Quelques rares études s’étaient jusqu’à présent intéressées à l’impact que la NAO pouvait avoir sur le Gulf Stream. Leurs résultats étaient toutefois contradictoires. « Un premier groupe de scientifiques affirme que si l’indice de la NAO est négatif (quand le dipôle est moins marqué), alors le courant océanique sera plus faible, et inversement. Un deuxième groupe dit exactement le contraire ! Enfin, un troisième groupe estime qu’une NAO positive impliquera un Gulf Stream plus au nord et vice-versa ».
Pour tenter d’y voir plus clair, Sylvain Watelet a entrepris une étude plus précise. Là où ses prédécesseurs se concentraient sur des données très localisées et sur des périodes assez courtes, le doctorant a au contraire opté pour l’analyse d’une portion plus large du Gulf Stream (entre 50 et 70 degrés ouest de longitude et ente 35 et 47 degrés nord de latitude, soit grosso modo la partie « horizontale » du courant) et sur une période plus longue, de 1900 à 2012.
« C’est là que le logiciel Diva intervient, explique-t-il. Je reconstruis depuis 1900 les champ de température (de surface pour l'instant) sur la zone du Gulf Stream, grâce à DIVA (Data Interpolating Variational Analysis). Ensuite, grâce à ces champs, je calcule la position du Gulf Stream (c'est là où le gradient de température nord-sud est le plus élevé). Enfin, de la puissance du gradient, je tire un indice d'intensité du Gulf Stream. » La première étape fut donc de récolter l’ensemble des statistiques, en fouillant les bases de données disponibles sur le web, essentiellement celles reprenant les mesures de la température de l'eau en surface. En réalité, le chercheur liégeois a analysé température et salinité pour 15 profondeurs différentes (de 0 à 3000 m), mais il ne s’est pas encore servi de ces résultats. Les données proviennent de bouées fixes et dérivantes, de croisières,... Une tâche moins aisée qu’il n’y paraît, entre les doublons, les imprécisions, les arrondis trompeurs, les falsifications volontaires émanant d’expéditions (par exemple militaires) qui n’ont pas envie qu’on puisse retracer précisément leur itinéraire… Au final, le doctorant a établi une base de données homogène comportant pas moins de 40 millions d’entrées.
Corrélation, oui mais…
De quoi constituer deux indices : l’un indiquant la position du Gulf Stream et l’autre son intensité. Sylvain Watelet a ensuite confronté les résultats obtenus avec des données satellitaires, uniquement disponibles depuis 1982. « Il y a une correspondance pour ces trente dernières années, cela a donc validé la construction de mes indices ». De quoi arriver à la dernière étape, à savoir la confrontation avec la NAO, la même année mais aussi avec 1 et 2 ans de décalage.

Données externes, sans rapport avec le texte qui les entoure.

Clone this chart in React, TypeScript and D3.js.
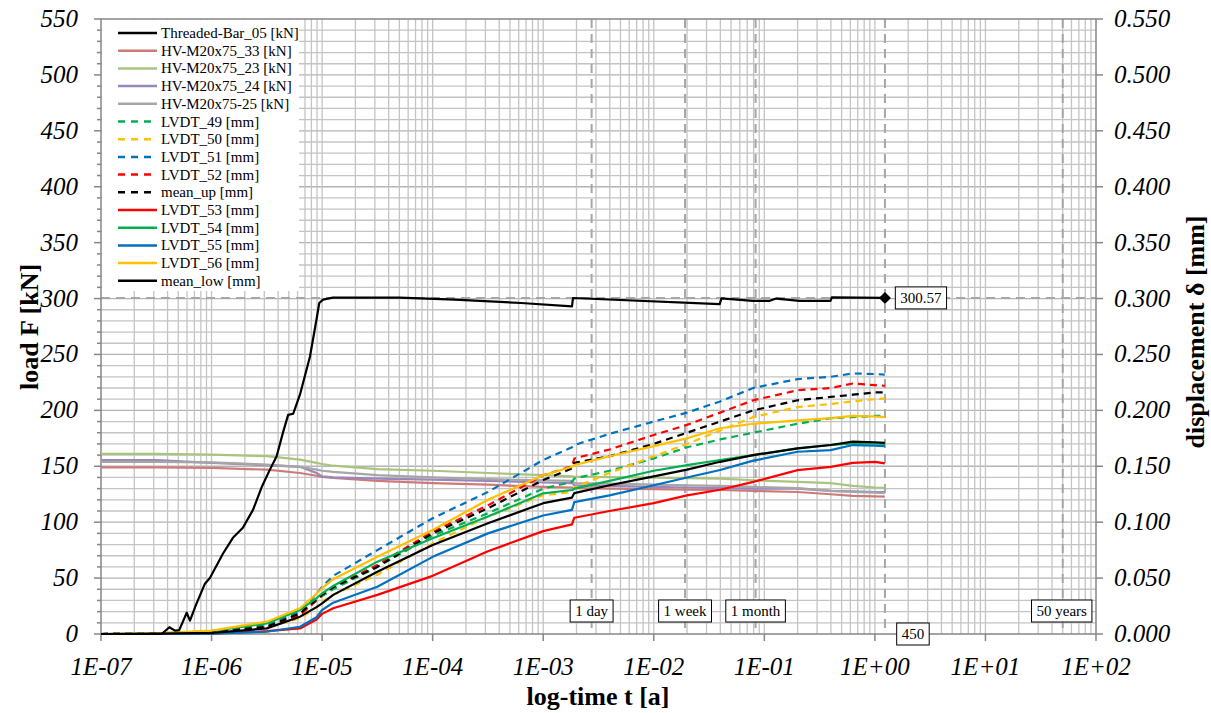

« Les corrélations entre la position du Gulf Stream et l’oscillation nord-atlantique ne sont jamais significatives, sauf entre 1940 et 2012 avec un an de décalage. Depuis 1982 la corrélation entre la position du Gulf Stream et l’oscillation nord-atlantique n'est (tout juste) pas significative (la période est trop courte), mais en la calculant sur une plus longue période (1940-2012), elle le devient. Cela veut bien dire qu'il y a un lien entre la NAO et le Gulf Stream. Entre 1900 et 1940, la diminution de la corrélation est logique : le nombre de données diminuant terriblement (beaucoup plus faible qu'entre 1940 et 2012), nos analyses ne sont en général plus fiables. Mais si on pondère la corrélation en fonction du nombre de données (moins il y a en a, moins on considère ces années dans le calcul), elle devient alors significative. » Concernant l’intensité, il a fallu se concentrer sur 1960-2012 et non plus sur 1940-2012 (comme pour la position), ce qui est probablement lié au fait que l'évaluation correcte de l'intensité du Gulf Stream demande une plus grande densité de données que l'évaluation de sa position. Dans ce cadre, une corrélation significative est apparue entre 1960 et 2012, la même année ou avec un décalage de deux ans. « Pourquoi ce décalage de 0 ou 2 ans alors que dans le cas de la position, ce décalage est de un an ? Pour l’instant, il n’y a pas de réponse à cette question », regrette Sylvain Watelet.